Sunday, March 04, 2007

Simple Scoop on Role of Dialogue in Evangelism

After last week's blog on evangelism applications of William Isaacs' work, Dialogue and the Art of Thinking Together, even I have felt the need for a Readers' Digest or Cliff Notes version of why dialogue is an important component of the Story Listening Evangelism (SLE) toolbox!

Essentially using the skills of dialogue in the evangelistic conversation helps keep the conversation open and going. The characteristics of Thinking Alone (abstraction/fragmentation, idolatry of memory, certainty, and violence) as described by Isaacs tend to shut the conversation down. Isaacs calls the characteristics of Thinking Together (participation, unfolding, awareness, and coherence) cures for Thinking Alone. The process of SLE is informed by the skills of dialogue and are used by the witness to be authentically present with the lost person.

That's the simple version. AND dialogue takes practice, practice, hard practice.

What was not included in last week's blog is the flow of the dialogue conversation through different fields. Fields are spaces in the conversation where there is a particular quality of energy and exchange (Dialogue, p. 257). Movement from one field to the next occurs only through crises that are caused by the people engaging in the dialogue ( p. 257). In essence these are thresholds through which the participants must cross over in order to have dialogue, and I would say, continue in the evangelistic conversation.

The first field is that of civility. This stage is characterized by a politeness going on between parties in the conversation. there is no capacity to carry on an intense conversation. People tend not to talk about what they really feel or think. Sometimes the witness in this stage is hit by the lost person's criticism of what is wrong with God, religion, the church, or some teaching. Very little reflection takes place in this field. the crisis, or turning point, in this field comes in the form of emptiness as Isaacs describes it (p. 263). For the witness the emptiness is a feeling of the need to empty oneself of any expectations if anything is to happen in this evangelistic conversation. Nothing is going to happen if the witness continues to expect this unique conversation to happen the way a tract says the conversation should flow.

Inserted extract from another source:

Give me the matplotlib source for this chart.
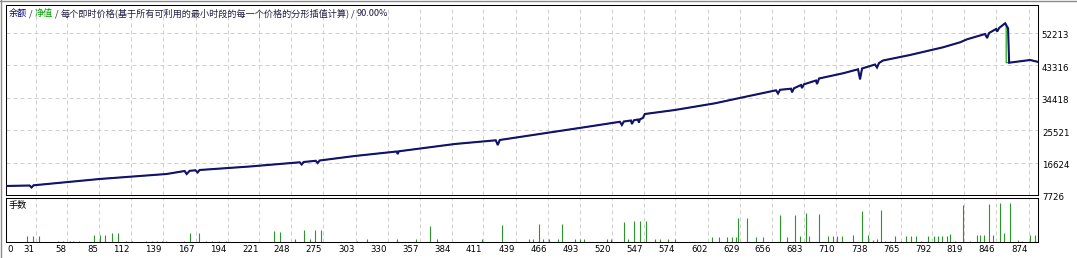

the second field is called breakdown. Here the participants in the conversation begin to say what they really think. The witness creates a safe enough atmosphere for this to take place on the part of the lost person. And through effective use of counterstory and tracking of clues in the conversation, the witness is real, too. As it becomes safe to talk, the lost person may say what is really on his or her mind and the conversation can break down into blame or the taking of a position, or digging heels in more deeply. The challenge faced in this field is the surfacing of the pain in the lost person's life and in turn the pain that is kicked up in the witness's counterstory. This step is necessary for the conversation to go forward as both the witness and lost person realize just how difficult the journey is that lies ahead in facing sin, brokenness, a holy God, and letting go of self to embrace the Kingdom of God. At times in this field will become angry and talk about things in the past which feels like a safer way to deal with what is happening in the present. the past becomes a metaphor for the present. Tension rules this field and silence seems dangerous. Here is where the mettle of the witness is tested to provide silence and safety for these feelings to emerge and be examined without shutting the conversation down.

The third field is reflective dialogue. This is where the lost person begins to come to the aha! moment. They let go of the fight and begin to reflect on their story as it is mirrored back to them by the witness. together witness and lost person experience and explore God's story of salvation. Silence characterizes this field and time seems to disappear from awareness as a listening fro God's story to unfold becomes more intense.

Isaacs calls the fourth field the rarest. This is what SLE calls the aha! moment. Heart to heart conversation takes place between the witness and the lost person. The witness is a servant to the lost person as the conversation simply flows. Isaacs notes just how hard it is for participants in a dialogue to go back home after experiencing the fourth filed because people back home will have no idea what that experience was like. Imagine the townsfolk in the Decapolis region attempting to understand the now healed Gadarene demoniac as he shares what Jesus did for him alongside the Sea of Galilee.

What you have just read is my adaptation of Isaacs fields of conversation. While in purist dialogue as Isaacs describes it there is not a one-to-one correspondence to an evangelistic conversation, dialogue can be used to inform, guide, and experience an effective witness, all the while keeping the conversation going.